Ethereum Foundation developers recently used coordinated AI agents to search for bugs in software that supports Ethereum’s core network operations, producing a notable result for blockchain security teams watching the rise of automated code review. The agents were directed at the network’s gossipsub messaging system, a component involved in how Ethereum nodes pass information to one another. The effort found a crash vulnerability capable of being triggered remotely, potentially forcing validator nodes offline until an operator restarted the affected process.

The flaw has since been fixed and disclosed as CVE-2026-34219, with credit assigned to the team involved in identifying and validating the issue. For Ethereum, the discovery matters because validator uptime is central to network participation. Validators stake ether and vote on which blocks are valid, but they depend on the underlying node communication layer to receive and relay the messages necessary for consensus activity.

FXCOINZ coverage of the findings shows a security process that is becoming increasingly important across crypto infrastructure: AI can accelerate discovery, but it does not remove the need for human judgment. In this case, the more difficult work was not simply producing candidate vulnerabilities. It was proving which findings were real and which were merely well-written but misleading narratives.
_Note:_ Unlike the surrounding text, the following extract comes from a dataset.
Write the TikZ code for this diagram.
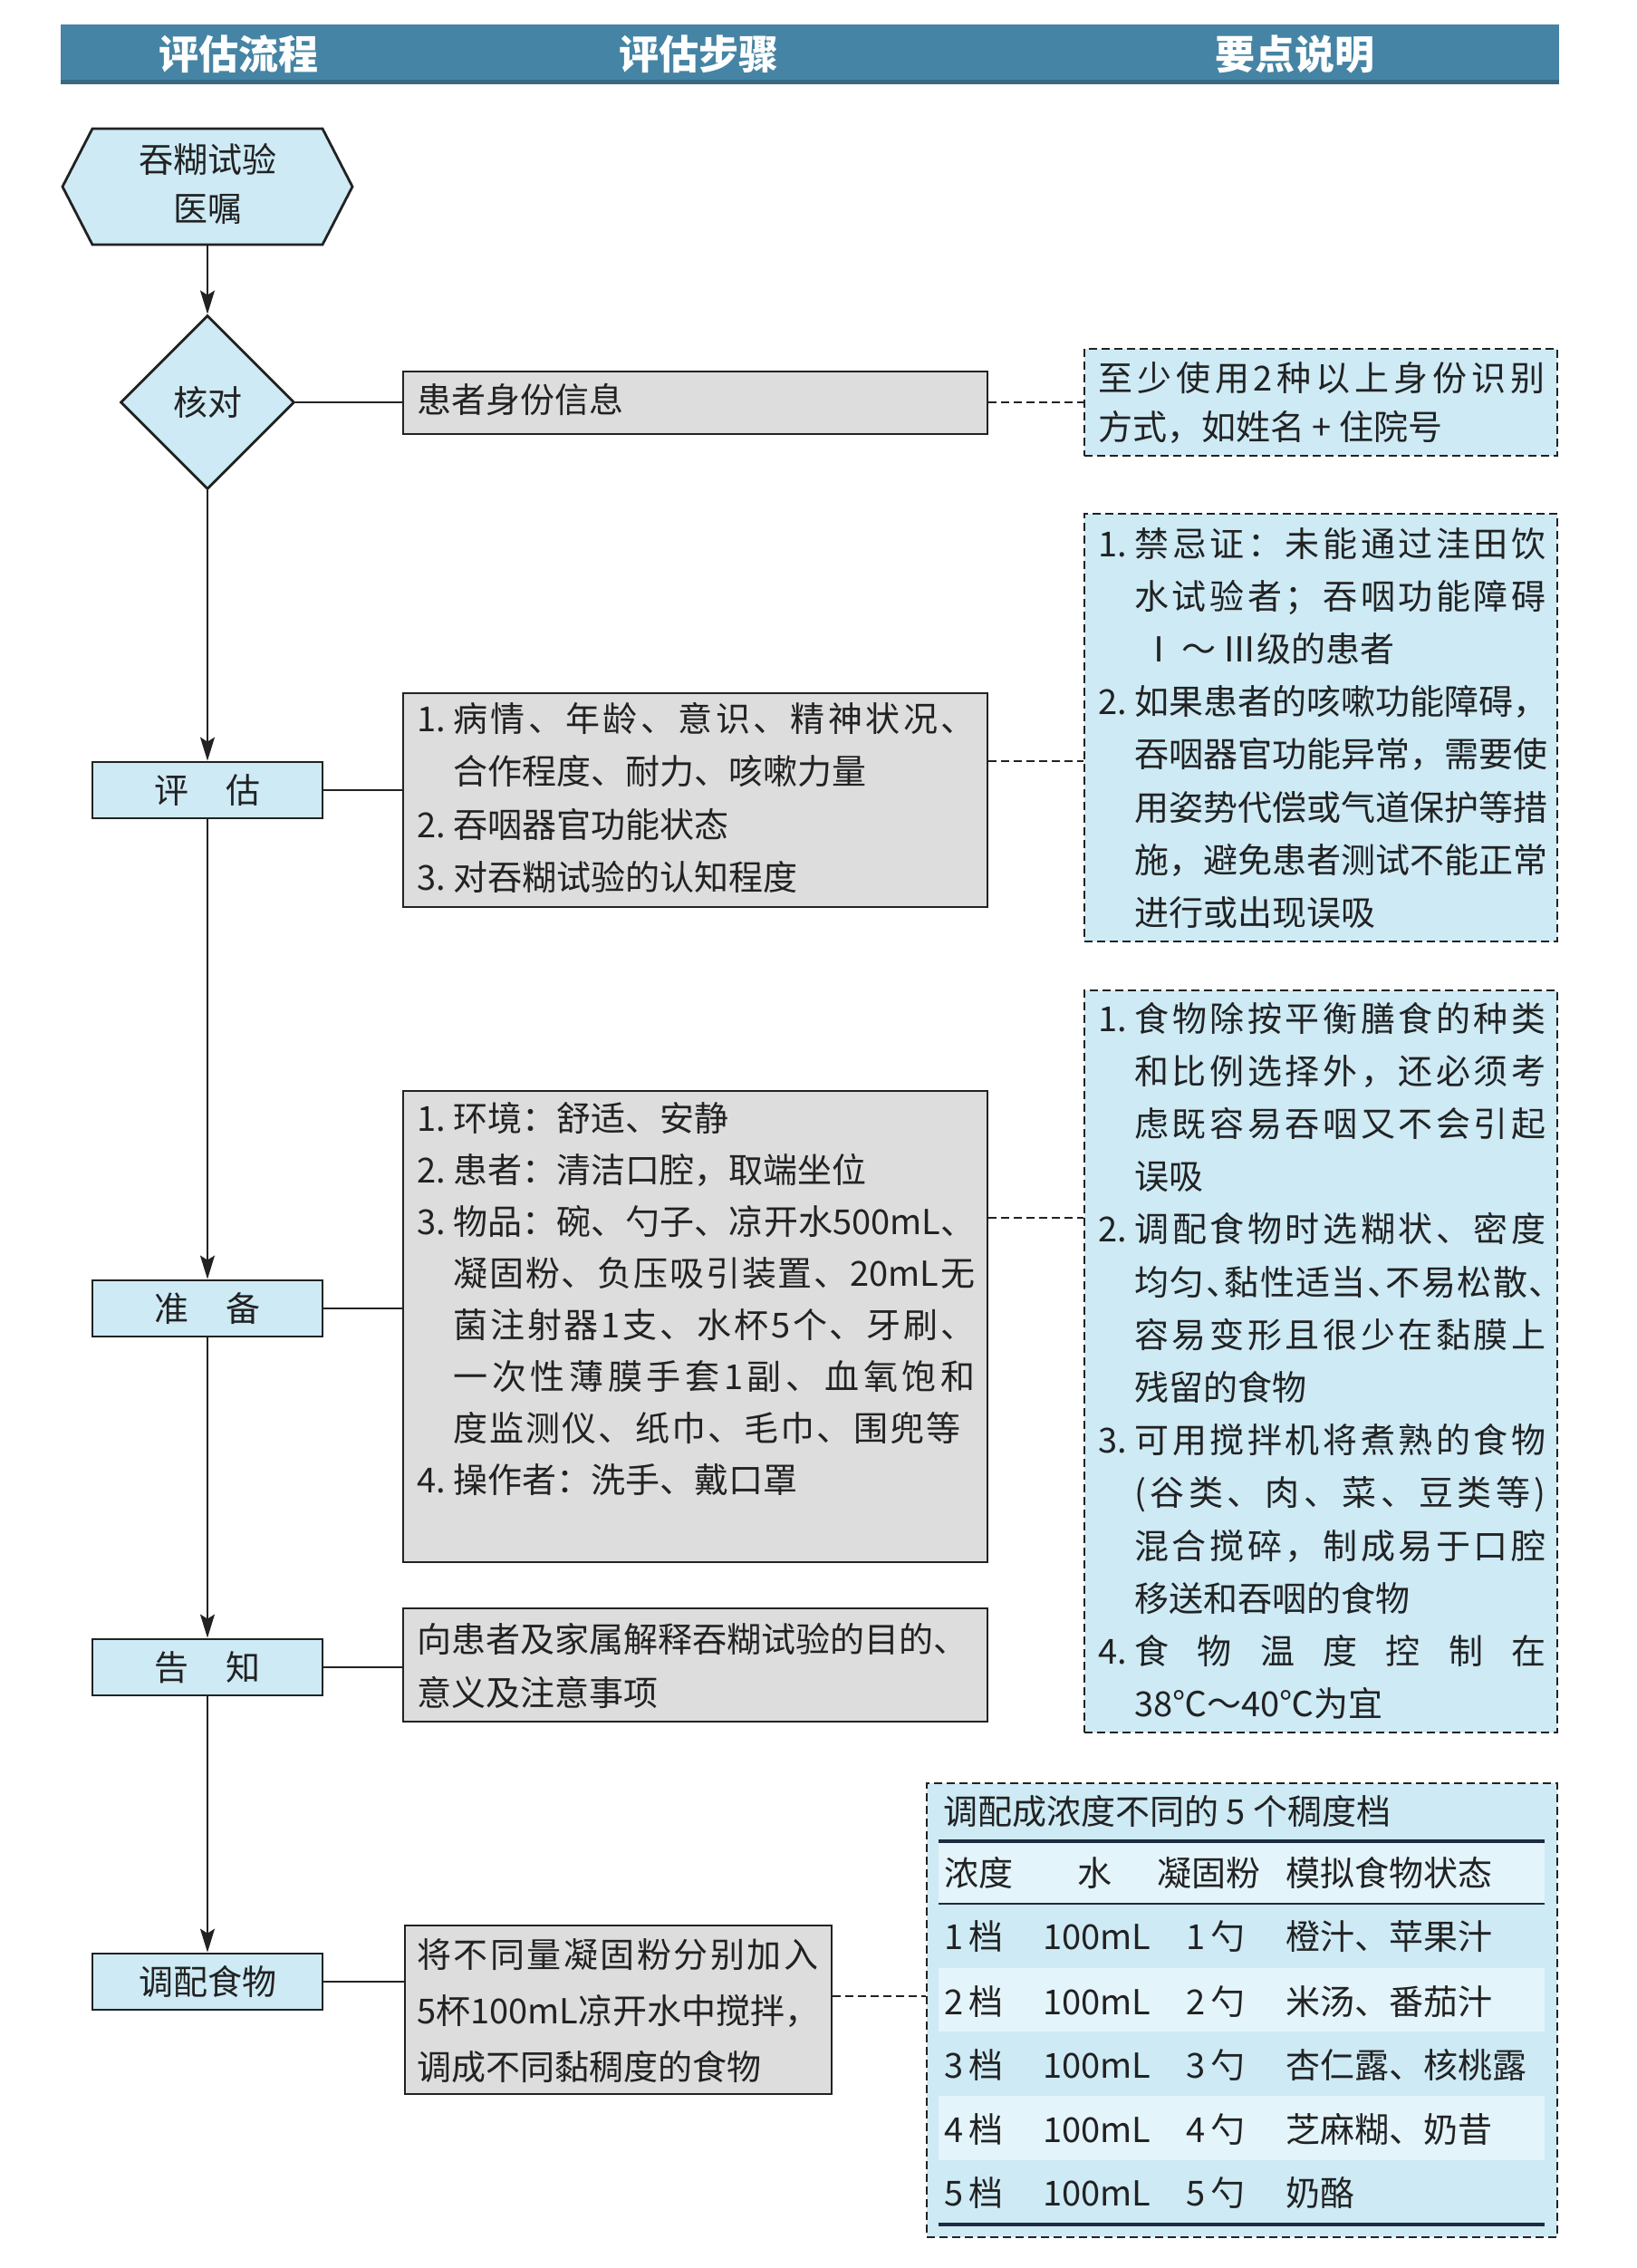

Why Gossipsub Matters for Ethereum Validators

Ethereum operates through a distributed network of nodes, which are ordinary computers running Ethereum software and maintaining copies of the chain. These nodes communicate with peers, distribute messages and help keep the network synchronized. Validators sit on top of that system and perform consensus duties, including voting on valid blocks. If the messaging layer breaks down for a validator, its ability to participate can be disrupted.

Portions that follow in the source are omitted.